Melancolía norte / Rio

RELATO CON AVERÍAS

Melancolía norte
Michel Rio
Andrés Bello, 124 páginas, 1999.
Publicada en La Nación, 1999.

  Un teórico de la pintura, en busca de las bases de una "semiología de lo visual", recibe una carta de su guía y compañero intelectual, un matemático, músico e historiador de arte noruego treinta años mayor, que ha debido recluirse en su casa de la costa y abandonar todos los estudios luego de un ataque al corazón. El protagonista -reciente aficionado a la navegación- concibe entonces "una idea descabellada": la de arreglar un pequeño barco desvencijado -un cúter- y llegar por mar a visitarlo en un viaje solitario de un mes desde la costa de Bretaña. Este es el atractivo comienzo de la nouvelle Melancolía Norte, de Michel Rio (Bretaña, 1945), ensayista, dramaturgo, autor de El principio de incertidumbre y otras decena de novelas, traducido a veinte idiomas y considerado en Francia dentro de esa categoría inverificable por definición pero firme lugar común en las contratapas: la de escritor de culto.
  A este buen principio siguen demasiadas páginas rutinarias sobre la  reparación y calafateado del cúter, hasta que el protagonista junta algunos libros, obliga a su renuente gato a saltar con él sobre cubierta y alza las velas para iniciar su aventura. Tal como conviene a la ficción, las cosas empiezan a salir muy mal: un temporal se abate en mar abierto sobre el barquito, los tablones del casco se entreabren y el protagonista se ve en un peligro inminente de muerte, enfrentado a una variante marina del tormento de Sísifo: debe desalojar el agua del barco a un ritmo mayor de lo que deja irrumpir sin pausa la filtración. No puede dormir ni descansar más de dos horas, y así, esta orgullosa destilación del intelecto de fin de siglo se transforma en una máquina humana de bombeo sujeta a un horario implacable, dolorosamente conciente de su próximo fin,  condenada a extenuarse poco a poco.
   A pesar del potencial interesante de la historia -el registro de las mutaciones y permutaciones de instinto, voluntad y razón en una situación extrema- de la angustia verosímil de la soledad frente a la muerte, que hace recordar a Hemingway, o algunos cuentos de Quiroga, y de la resolución ingeniosa del dilema de supervivencia, el relato de Rio no llega a entusiasmar, por problemas que tienen que ver con la escritura: en primer lugar por cierta gravedad que lo lleva a explicar hasta el final escenas que están resueltas al primer trazo. Este exceso de formalismo se extiende a los diálogos, a los que les falta liviandad, gracia, o alguna ironía y llega a un punto de verdadero absurdo en la perorata filosófica de varias páginas que el protagonista le dirige a su gato hacia el final de la novela.
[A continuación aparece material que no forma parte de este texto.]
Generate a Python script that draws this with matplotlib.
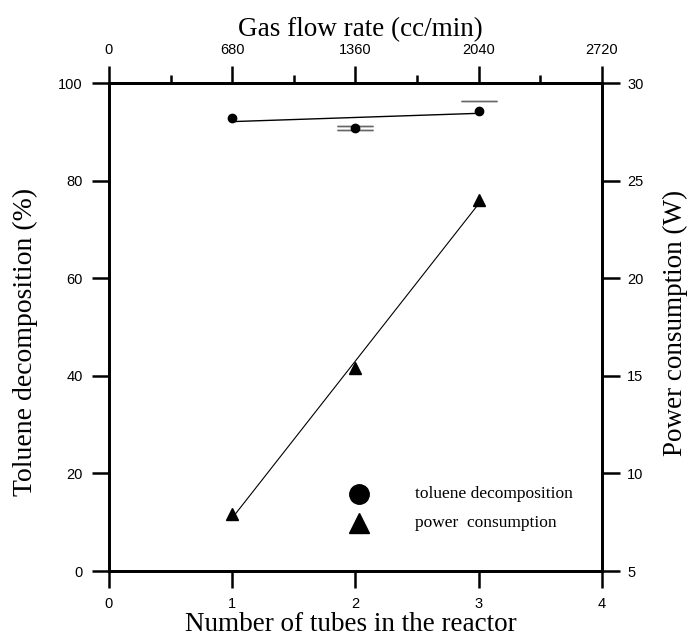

La traducción, muy desafortunada, exacerba la rigidez de la prosa y le da un aire a veces pomposo y a veces anticuado. Por momentos, para empeorar las cosas, la jerga náutica de tormentines, botavaras y guindalezas amenaza con invadirlo todo. La carta que cierra la novela -y que muestra como en un juego de espejos la otra cara posible del enfrentamiento con la muerte- naufraga en un especie de programa teórico y discusión de último momento sobre literatura, que suena francamente intempestivo y extraño al mundo narrativo que hasta allí se propone.
  Michel Rio, a quien se describe como un hombre de sólida formación intelectual en "filosofía y literatura", demuestra  en Melancolía Norte algo de lo primero pero no llega a probar del todo lo segundo.